‘‘The Taxi’’ is a poem that has nothing to do with a cab and yet everything to do with it. The word taxi is not once mentioned in the poem; rather, the reader experiences the speaker’s thoughts and sights as the cab carries her away through the streets of an unidentified city. This is a poem about the pain of leaving; in abstraction, the taxi becomes the cause of the pain, pulling the speaker farther and farther away from the object of her love and passion. So although this poem never mentions a taxi, the title gives the taxi a significance that the speaker does not have to explain. The title is used to give the reader an image—a woman being driven away in a cab, looking out the rear window and watching the distance between herself and her lover increase.

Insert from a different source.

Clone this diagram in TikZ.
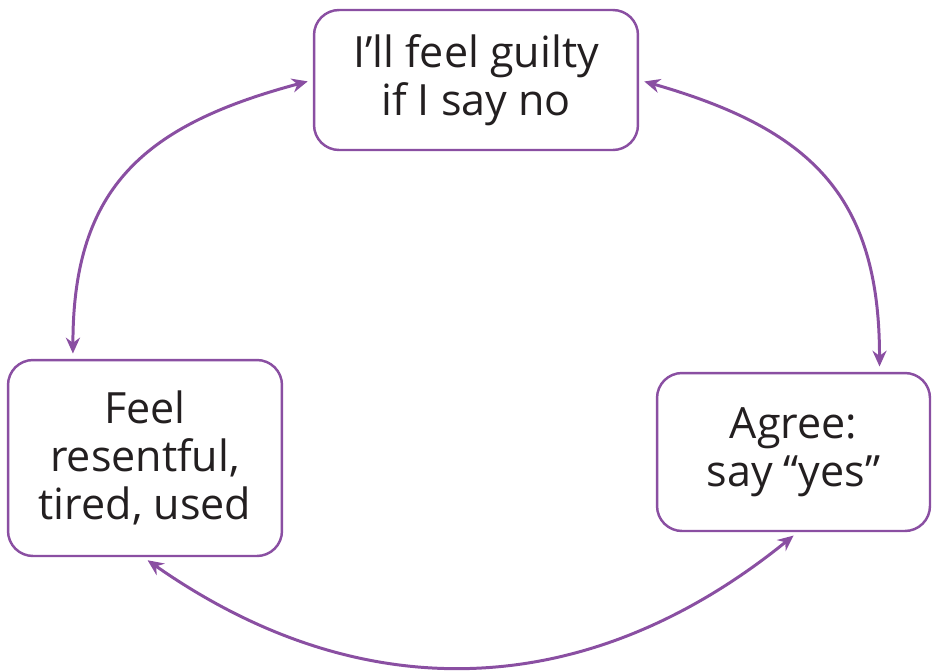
\documentclass[tikz,border=0pt]{standalone}
\usepackage{fontspec}
\setmainfont{Open Sans}
\usetikzlibrary{arrows.meta, positioning}
\definecolor{cyclepurple}{HTML}{8A4FA2}
\definecolor{textgrey}{HTML}{231F20}

\tikzset{
  thoughtbox/.style={draw=cyclepurple, line width=1.4pt, rounded corners=0.5cm, fill=white,
    align=center, text=textgrey, font=\fontsize{24.5}{27.5}\selectfont, inner sep=0pt},
  cyclearrow/.style={cyclepurple, line width=1.7pt, {Stealth[length=9pt,width=8pt]}-{Stealth[length=9pt,width=8pt]},
    shorten <=3pt, shorten >=3pt}
}

\begin{document}
\begin{tikzpicture}[x=0.02cm, y=-0.02cm]
  \useasboundingbox (0,0) rectangle (932,670);

  % the three states
  \node[thoughtbox, minimum width=6.48cm, minimum height=2.8cm] (guilty) at (476,80)
    {I’ll feel guilty\\if I say no};
  \node[thoughtbox, minimum width=5.48cm, minimum height=3.92cm] (resent) at (145,458)
    {Feel\\resentful,\\tired, used};
  \node[thoughtbox, minimum width=5.46cm, minimum height=3.16cm] (agree) at (793.5,452)
    {Agree:\\say “yes”};

  % connectors round the cycle
  \draw[cyclearrow] (guilty.west) to[out=195, in=90, looseness=1.2] (resent.126);
  \draw[cyclearrow] (guilty.east) to[out=-16, in=90, looseness=1.2] (agree.43);
  \draw[cyclearrow] (resent.-91) to[out=-35, in=-141, looseness=1.05] (agree.-87);
\end{tikzpicture}
\end{document}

The title literally provides the vehicle of this poem, whereas the first three lines provide the direction that the taxi is taking. The speaker uses the first person singular pronoun to tell the reader that she is the one in the cab. She is the one who is leaving. The speaker also uses the pronoun ‘‘you’’ to announce that not only is she traveling from one location to another but that she is leaving someone behind. The speaker is not focused on where she is or where she is going but on what she has been torn away from. She is longing for something she cannot take with her. This inability to take someone with her completely transforms the world around her. Whereas the world was very much alive, presumably, in the presence of this person she is leaving, the world now feels dead. There is no rhythm to the world where there once was a strong beat that stirred her passions. Life is now dull in comparison.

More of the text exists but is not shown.